Mario batali showed up one day with some sausages, a few balls of buffalo mozzarella, and a crate of underripe San Marzano tomatoes he’d picked up that morning in Naples, all of which he bestowed upon Nancy with a small bow. He settled down in the piazza with a bottle of cold Grechetto. Nancy looked at the odd gift bemusedly, as if she were an Iron Chef contestant required to make a palatable meal out of the ingredients in an hour. She sent one of us out to gather all the arugula in her friends’ backyard gardens, and another to scavenge some salt-preserved anchovies from a neighbor. She scouted in her own refrigerator and found eggs. She melted down the bitter, wormy arugula with garlic and a big slug of the native olive oil, and she simmered it until the tough old greens became elusively smoky, almost sweet. She popped thick slices of the tomatoes into a slow oven. She coddled the fresh eggs in water whose simmer never quite broke a tremble, and teased apart the barely set whites and yolks into large pieces with her fingers. She grilled slabs of saltless bread and rubbed them with halved garlic cloves while they were still smoking hot, and in a big clay mortar pounded the anchovies with oil and still more garlic into a thin, powerful emulsion.

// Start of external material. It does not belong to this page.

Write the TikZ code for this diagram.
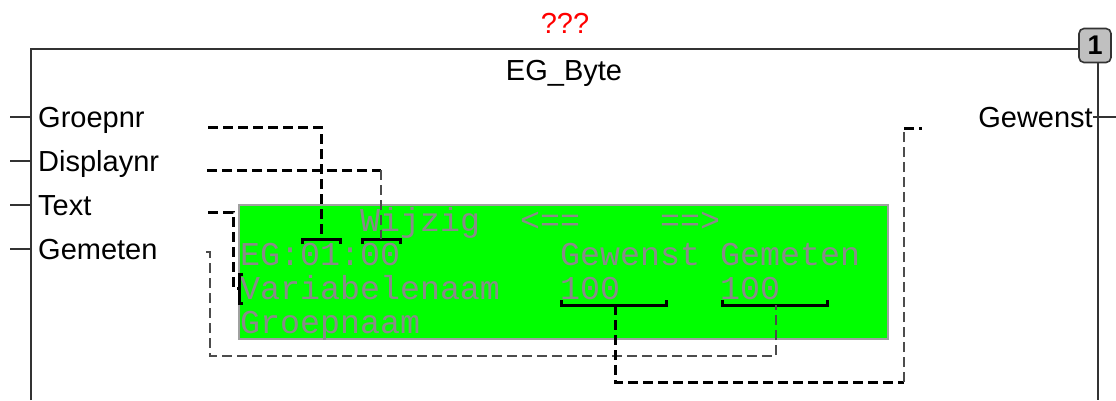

When I caught up with Mario in the piazza a few minutes later, right after Nancy’s offering finally made it out to the communal table, he had already commandeered the platter and sent some kids to the bar to buy more Grechetto, and he clutched an oozing bruschetta in each massive fist. Within an hour of blowing into town, Batali had gotten into the rhythm of summer. The rhythm of spring here, which centers around a post-Easter contest in which large cheeses are rolled down the hill into the next village, is another thing entirely, but I suspect Mario would get the hang of that one, too.